Friday, April 25, 2008

Implications for Single Mothers, Social Class, and African American Women

Donavon Baldwin

WMST 2010

Dr. McCauliff


Implications for Single Mothers, Social Class, and African American Women

Prior to this assignment I had given little thought about the role and stereotypes surrounding single mothers; but in interviewing a peer who was raised in this type of environment, I realized that “Many of these women go through inordinate struggles just to get by, working against single mother, class, and race-based stereotypes” (Sidel, 42). Even though we have only known one another since this past summer, my friend Shiri’ self-disclosed to me about her life. I feel that we knew a lot about one another, and I felt that we shared a lot in common. We were both raised in a single- parent household, which seems to be a more common, occurrence. Throughout our friendship we have talked about our childhoods and the impact that those experiences have left upon our lives. Upon receiving this assignment I decided to interview Shiri’ and ask her about her personal experiences being raised by a single African American woman; this media text, combined with feminist theory, will help to further this discussion concerning single motherhood, social class and African American women in today’s society.

Single mothers face many issues: there is the typically implied lower household income per capital, increased responsibility on the mother for raising her children and working more hours to pay for all of her children’ needs. For Shiri’, there were positive effects of her mom being a single parent: her Mom served as a positive role model for independent women. Even though she was independent, she still ran into problems generally associated with single mothers who have problems in the work force: “The devaluation of mothers’ work permeates virtually every major institution. Not only is caregiving not rewarded, it is penalized” (Crittenden 191). In other words, the role of mother and caregiver is often overpowered by the single mother’s need to provide for her family.

Social Class is always an issue with single-parent homes. Due to the lower household incomes that single parents face due to their role as the only provider, they usually fall within a lower socioeconomic status. Women have had it harder than men in terms of earning money: “Of women working full-time in 2004, 20.1% earned less than $15,000 for the year; the figure is 22.3% for African American women, 32.2% for Latinas” (Bravo, 180). In addition, “Women are disproportionately represented among minimum-wage earners, accounting for more than 3/5 of all those in this category. Of these women in 2004, more than three-quarters were adults and working more than 20 hours a week; the largest share (41.6%) work full time” (Bravo, 180). From these numbers we see that social class is always an issue for single mothers.

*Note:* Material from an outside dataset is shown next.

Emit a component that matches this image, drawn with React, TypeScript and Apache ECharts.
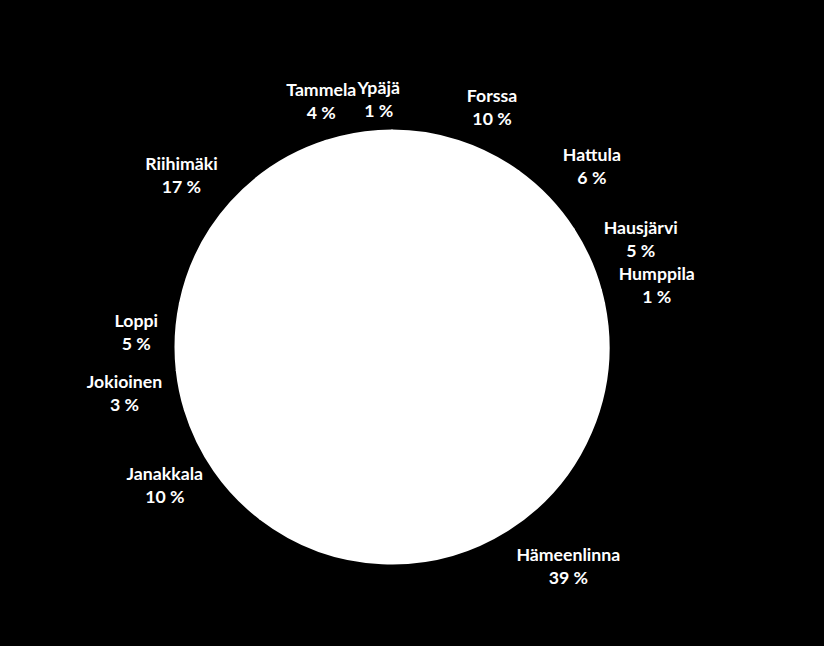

Stereotypes, such as the welfare queen, are placed upon minority single mothers and more specifically; African American mothers. According to the welfare queen stereotype, women that receive financial aid from the government are perceived to be lazy and are lower class women. These women mostly live in neighborhoods where they struggle and have a hard time raising their kids. During the interview Shiri’ mentioned that her mother, being a single parent, struggled at times and had a hard time raising her children. She also stated that there was a time when there was not enough food to supply for everyone in the household. These are the stereotypes surrounding African American women as single mothers.

According to the matrix of domination, which “interlock[s] race, class, and gender oppression [and] expands the focus of analysis from merely describing the similarities and differences distinguishing these systems of oppression and focuses greater attention on how they interconnect” (Collins 221). There is an undeniable link in the negative associations of single mother’s social class and African American women. Stereotypes impact the majority of society’s negative view, which can adversely affect people.